─── Material

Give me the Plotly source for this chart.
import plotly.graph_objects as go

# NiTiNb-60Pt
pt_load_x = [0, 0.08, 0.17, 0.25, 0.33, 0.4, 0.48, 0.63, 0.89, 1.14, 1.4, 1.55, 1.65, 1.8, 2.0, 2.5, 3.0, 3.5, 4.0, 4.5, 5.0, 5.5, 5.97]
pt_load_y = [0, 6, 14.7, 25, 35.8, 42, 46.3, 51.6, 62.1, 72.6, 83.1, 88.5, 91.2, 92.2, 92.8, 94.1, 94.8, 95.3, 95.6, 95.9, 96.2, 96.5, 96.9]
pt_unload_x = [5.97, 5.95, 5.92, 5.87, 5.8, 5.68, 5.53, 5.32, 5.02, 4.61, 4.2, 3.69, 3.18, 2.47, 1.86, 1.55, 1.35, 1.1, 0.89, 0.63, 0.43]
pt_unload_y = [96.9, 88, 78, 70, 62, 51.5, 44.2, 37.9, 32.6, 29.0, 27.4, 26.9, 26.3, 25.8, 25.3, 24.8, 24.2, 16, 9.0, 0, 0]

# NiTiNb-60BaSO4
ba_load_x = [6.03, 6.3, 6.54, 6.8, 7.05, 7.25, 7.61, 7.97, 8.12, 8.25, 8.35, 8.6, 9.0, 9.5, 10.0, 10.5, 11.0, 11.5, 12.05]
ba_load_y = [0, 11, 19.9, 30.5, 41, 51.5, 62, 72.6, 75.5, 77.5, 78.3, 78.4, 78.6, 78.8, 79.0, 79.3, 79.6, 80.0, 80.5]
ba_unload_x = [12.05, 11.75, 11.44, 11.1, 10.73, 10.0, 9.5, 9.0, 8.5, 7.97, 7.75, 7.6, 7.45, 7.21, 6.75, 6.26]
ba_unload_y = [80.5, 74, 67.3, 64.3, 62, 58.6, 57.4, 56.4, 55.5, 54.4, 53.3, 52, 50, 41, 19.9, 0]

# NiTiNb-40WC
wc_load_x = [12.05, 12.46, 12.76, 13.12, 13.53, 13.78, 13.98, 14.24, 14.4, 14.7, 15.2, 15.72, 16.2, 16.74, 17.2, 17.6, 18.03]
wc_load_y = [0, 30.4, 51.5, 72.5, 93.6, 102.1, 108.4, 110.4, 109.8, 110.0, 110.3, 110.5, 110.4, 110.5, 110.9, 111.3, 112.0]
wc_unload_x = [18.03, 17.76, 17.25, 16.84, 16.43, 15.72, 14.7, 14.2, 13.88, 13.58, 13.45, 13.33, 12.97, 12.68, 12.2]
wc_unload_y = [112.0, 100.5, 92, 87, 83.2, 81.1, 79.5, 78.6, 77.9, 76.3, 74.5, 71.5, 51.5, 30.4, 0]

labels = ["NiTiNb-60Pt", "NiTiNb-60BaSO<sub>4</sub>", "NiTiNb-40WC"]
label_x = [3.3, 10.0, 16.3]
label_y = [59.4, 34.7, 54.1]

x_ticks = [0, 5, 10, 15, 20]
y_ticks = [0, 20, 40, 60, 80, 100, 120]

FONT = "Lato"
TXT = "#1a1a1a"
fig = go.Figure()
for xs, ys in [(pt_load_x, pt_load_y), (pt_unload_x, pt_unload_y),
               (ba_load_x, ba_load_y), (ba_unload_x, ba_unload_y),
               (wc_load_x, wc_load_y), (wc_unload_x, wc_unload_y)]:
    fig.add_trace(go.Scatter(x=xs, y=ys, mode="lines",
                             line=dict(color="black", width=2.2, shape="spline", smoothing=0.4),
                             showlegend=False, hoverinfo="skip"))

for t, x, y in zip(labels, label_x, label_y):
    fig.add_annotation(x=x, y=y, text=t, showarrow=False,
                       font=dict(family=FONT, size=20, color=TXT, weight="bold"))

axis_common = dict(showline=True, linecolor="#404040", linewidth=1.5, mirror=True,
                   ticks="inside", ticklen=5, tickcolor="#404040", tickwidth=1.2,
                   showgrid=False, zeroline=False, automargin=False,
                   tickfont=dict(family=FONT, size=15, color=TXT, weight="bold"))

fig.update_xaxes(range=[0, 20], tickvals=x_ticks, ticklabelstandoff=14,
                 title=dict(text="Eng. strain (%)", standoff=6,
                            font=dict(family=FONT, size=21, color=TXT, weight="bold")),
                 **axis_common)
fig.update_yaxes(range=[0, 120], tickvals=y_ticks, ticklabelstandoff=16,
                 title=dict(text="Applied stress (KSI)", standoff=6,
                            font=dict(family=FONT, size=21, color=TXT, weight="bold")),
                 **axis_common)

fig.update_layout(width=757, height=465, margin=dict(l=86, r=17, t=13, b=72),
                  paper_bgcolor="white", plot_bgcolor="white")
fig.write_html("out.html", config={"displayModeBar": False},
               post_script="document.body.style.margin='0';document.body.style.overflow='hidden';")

──────

Exactly as they appear, please write out the lines from the opening of the listing above down to the line containing "import plotly.graph_objects as go", with both end lines included.

• [Solution to this problem]:
Give me the Plotly source for this chart.
import plotly.graph_objects as go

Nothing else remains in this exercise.